About half of the investigative reporters surveyed said they’ve changed how they store their documents due to such concerns.

Fears that the U.S. government has spied on journalists have been highlighted in recent years, as the Obama administration has moved to stop leaks of national security information.

Though there are many concerns among journalists about pursuing certain stories, especially in the light of mysterious deaths such as Andrew Breitbart and Michael Hastings (who was allegedly working on the Bowe Bergdahl story), the survey indicated that “just 14 percent say that in the past 12 months, such concerns have kept them from pursuing a story or reaching out to a particular source, or have led them to consider leaving investigative journalism altogether.”

According to the Washington Examiner’s Paul Bedard, the survey “makes Richard Nixon’s enemies list look like child’s play.”

Former CBS News reporter Sharyl Attkisson, who was concerned that the federal government had compromised her own computer regarding her investigative reporting of Benghazi and Fast and Furious, claims in her new book Stonewalled: My Fight for Truth Against the Forces of Obstruction, Intimidation, and Harassment in Obama’s Washington claims to have evidence that the government not only activated her computer remotely, but also recorded her keystrokes and planted incriminating documents on her hard drive. As a result, Attkisson, who was on Obama’s “enemies list,” has filed a lawsuit.

FOX News reporter James Rosen, as well as Associate Press reporters, found themselves in the midst of the spying eye of the Obama Justice Department.

It is concerns like these, where the federal government violates the constraints of the Constitution and the rights of their citizens, which require that the people actually get involved in checking the criminal activity of their government. This is why grassroots movements such as Brandon Keibler’s Project Digital Privacy is so important to get behind.

The kinds of activities that this administration has been involved in are a clear violation of the Fourth Amendment, which reads:

The right of the people to be secure in their persons, houses, papers, and effects, against unreasonable searches and seizures, shall not be violated, and no Warrants shall issue, but upon probable cause, supported by Oath or affirmation, and particularly describing the place to be searched, and the persons or things to be seized.

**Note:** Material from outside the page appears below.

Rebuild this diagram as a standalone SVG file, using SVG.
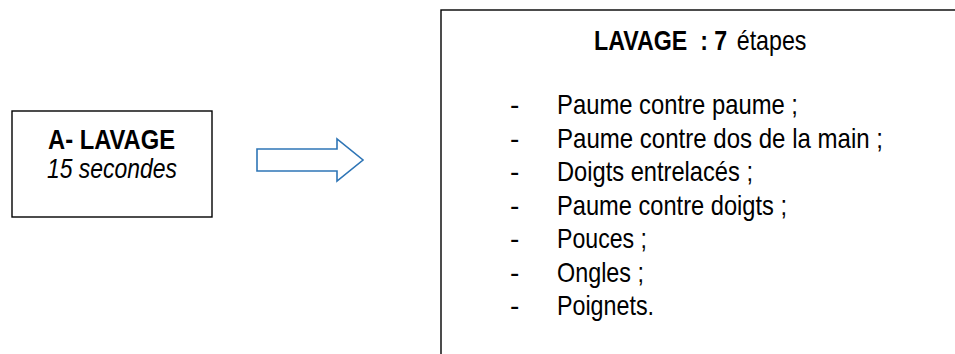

We cannot sit back and ignore the criminal activity of the federal government and the complicity of those we elected to represent us by their silence and inaction, unless, of course, they are the ones being spied on, to continue unchallenged. The freedom of the press to report the truth is to be protected under the First Amendment. Clearly, we have not only seen that violated by the federal government, but we are seeing Congress do absolutely nothing to rein in the criminal activity.